Planos de saúde têm empurrado seus segurados ao SUS para buscarem remédios ou procedimentos que deveriam ser cobertos por eles.
Cinco usuários de diferentes planos de saúde confirmaram a prática à Folha. O Idec (Instituto de Defesa do Consumidor) também já registrou queixas sobre isso.
O caso mais recente envolve a Porto Seguro Saúde e um empresário paulista da área têxtil, D.L., 52, que sofre de artrite reumatoide.
Há três anos, o plano cobre o tratamento com a droga Remicade (infliximabe), aplicada na veia. Ele fica uma noite internado para isso.
Há um mês, porém, a Porto informou, por e-mail, que não cobriria mais o remédio e o orientou a buscá-lo no SUS – o frasco de 100 ml custa R$ 4.000. A cada dois meses, L. usa cinco frascos.
“O governo oferece gratuitamente essas medicações de alto custo através do posto de saúde, devendo apenas ao segurado dar entrada no processo para solicitar a medicação”, diz o e-mail da Porto.
Em seguida, informa que, no caso de L., “excepcionalmente”, cuidaria da burocracia. Ele só precisaria retirar a medicação no posto.
Cliente VIP, que paga R$ 8.000 mensais do plano familiar, o empresário afirma que achou “um absurdo” a atitude da Porto. “Eu não vou ficar em fila de SUS nem morto”, diz ele, que só permitiu a divulgação das suas iniciais.
Segundo a advogada Daniela Trettel, do Idec, pela lei, toda medicação que exige internação para ser administrada deve ser fornecida pelo plano de saúde. A ANS (Agência Nacional de Saúde Suplementar) também confirma a informação.
A Porto, porém, afirma que não há necessidade de internação para aplicar o medicamento -basta que ele seja administrado sob supervisão clínica.
Segundo o reumatologista Morton Sheinberg, no caso do Remicade, a internação é necessária porque há riscos colaterais graves, como choque anafilático, durante a infusão. “Tem que ter médico e desfibrilador por perto”.
Trettel afirma que a prática de empurrar paciente para o SUS tem sido recorrente entre os planos. “Ou eles vencem a pessoa pela burocracia ou acabam “facilitando” o encaminhamento para o SUS”.
A aposentada L.M., 74, conta que, no ano passado, a Sul América negou ao marido, de 78 anos, um implante de marca-passo. “O plano dizia que não via razão para o marca-passo. Depois, sugeriu que procurássemos o SUS, que seria mais rápido”.

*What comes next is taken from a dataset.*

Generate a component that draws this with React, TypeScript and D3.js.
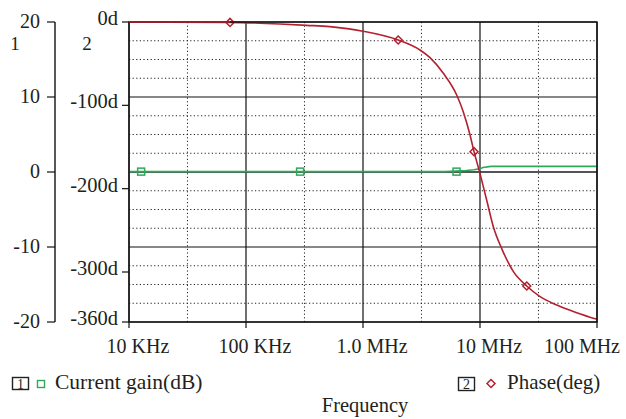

A família recorreu à Justiça, e o procedimento só foi feito por meio de liminar. O mesmo ocorreu com outras três pessoas com as quais a Folha conversou. Elas também relataram que receberam orientações de seus planos -Sul América, Amil e Bradesco Seguros- para buscar remédios no SUS.
Dois casos foram de quimioterapia oral e o terceiro, de uma injeção usada para tratar o câncer de tireoide.
CONVÊNIOS REEMBOLSAM MENOS O SUS
Além de empurrar seus clientes para o SUS, os planos de saúde também têm diminuído o ressarcimento ao sistema público -entre 2007 e 2009, o valor passou de R$ 8,23 milhões para R$ 5,62 milhões, queda de 31,7%. Uma lei de 1998 determina que operadoras reembolsem o SUS quando um segurado utiliza a rede. Para os planos, porém, a lei é inconstitucional.
OUTRO LADO
Porto alega que não é obrigada a bancar remédio
Por meio de nota, a Porto Seguro Saúde confirmou que encaminhou o segurado D.L. para buscar a medicação no SUS. Diz que a empresa “tem como política sempre oferecer soluções e alternativas viáveis” aos seus segurados.
“Há anos existe um programa regular estatal de fornecimento de medicamentos de alto custo à população. Quando um tratamento não tem cobertura pelo rol da ANS, orientamos sobre a existência deste serviço.”
Questionada sobre o motivo que a levou a ressarcir a medicação por três anos, a Porto alega que uma nova resolução da ANS definiu a não cobertura a droga.
Mas, na lista de procedimento excluídos pela ANS, não consta o Remicade.
Procurada novamente ontem à noite, a Porto Seguro não respondeu.
Para a empresa, não é necessária a internação do paciente para aplicação do medicamento.
“Basta que o paciente obtenha a medicação no serviço estatal, que a Porto Saúde providencia a aplicação em uma clínica ou hospital.”
Médicos dizem que a internação é necessária. Na ampola e na bula do medicamento, há a informação de que a droga é de uso hospitalar e que precisa ser administrada sob supervisão de médicos especializados.
As empresas Unimed Paulistana, Sul América e Amil negam que encaminham clientes ao SUS.
Afirmam que os clientes são orientados de acordo com sua cobertura contratual e as diretrizes de procedimentos da ANS.